Em menos de uma semana, quatro episódios de ofensa a cidadãos, devido à cor da pele, foram registrados em vídeos. Num deles, no Rio de Janeiro, um office boy foi agredido por policiais que trabalhavam como terceirizados para uma empresa de segurança em um shopping. Negro, o jovem foi trocar o presente para o Dia dos Pais, e virou suspeito de ser ladrão. Fora da loja, apanhou e teve seu cartão de crédito furtado.
Em São Paulo, num condomínio de casas, em Valinhos, um entregador por aplicativo foi verbalmente agredido por um morador, que o acusou de ter inveja da sua pele branca, entre outras ofensas. Em Brasília, no Lago Sul, bairro nobre capital, um delegado de polícia negro foi chamado de “macaco” por um morador, em uma lanchonete, onde estava com a filha.
Mas foi de dentro de um Tribunal de Justiça que saiu exemplo surpreendente de naturalização do racismo. Um homem negro, 48 anos, foi condenado a mais de 14 anos de prisão pela juíza Inês Marchalek Zarpelon, da 1ª Vara Criminal da Comarca da Região Metropolitana de Curitiba (PR). Apesar de reconhecer que, “sobre sua conduta social, nada se sabe”, escreveu na sentença que, “seguramente”, o homem era “integrante do grupo criminoso, em razão da sua raça”.
A lógica da juíza é a mesma que orienta as forças de segurança pública: discrimina, marginaliza e aplica a pena capital ao indivíduo de pele escura. Entre as vítimas da ação letal da polícia, os negros somam 76%. Na população carcerária — 773.151 pessoas, segundo dados oficiais de 2019 —, pretos e pardos representam 64%. Dos mais de 60 mil homicídios, registrados anualmente no país, 71% as vítimas são negras.
Os pretos e pardos são 56% da população. Mas os dados da violência contra eles — crianças, jovens, homens e mulheres — não causam nenhuma consternação à sociedade. Há espaços delimitados para brancos e não brancos. O então ministro Joaquim Barbosa foi o terceiro negro a ser ministro e o primeiro a presidir o Supremo Tribunal Federal (STF) em 212 anos da Corte. Nos tribunais superiores, os afrodescendentes são 9%. Nas eleições de 2018, os negros conquistaram 24% das cadeiras no Legislativo Federal. No Executivo, hoje, não há nenhum ministro preto ou pardo.

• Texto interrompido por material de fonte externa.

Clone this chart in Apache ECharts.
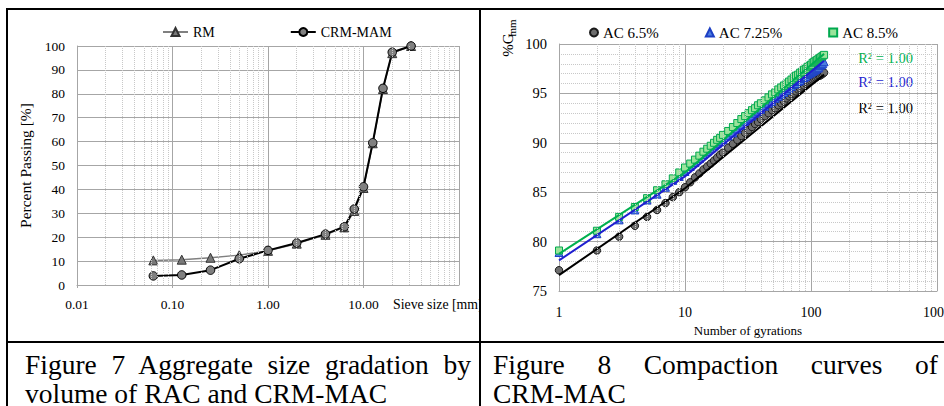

“O racismo estrutural é fruto de um processo histórico, político e econômico de reprodução sistemática das hierarquias sociais com base no conceito de raça. É a naturalização da violência social, marcada pela estigmatização da pessoa negra e pela imposição de características negativas e de subalternidade”, ensina o professor de direito e filósofo Silvio Luiz Almeida. A desconstrução dessa estrutura passa pelo reconhecimento das práticas racistas, seja no âmbito do Estado, seja nos segmentos privados. Impõe-se admitir que os obstáculos às políticas inclusivas, por questões étnicas, aprofundam as iniquidades e causam prejuízos sociais, econômicos e políticos a toda sociedade.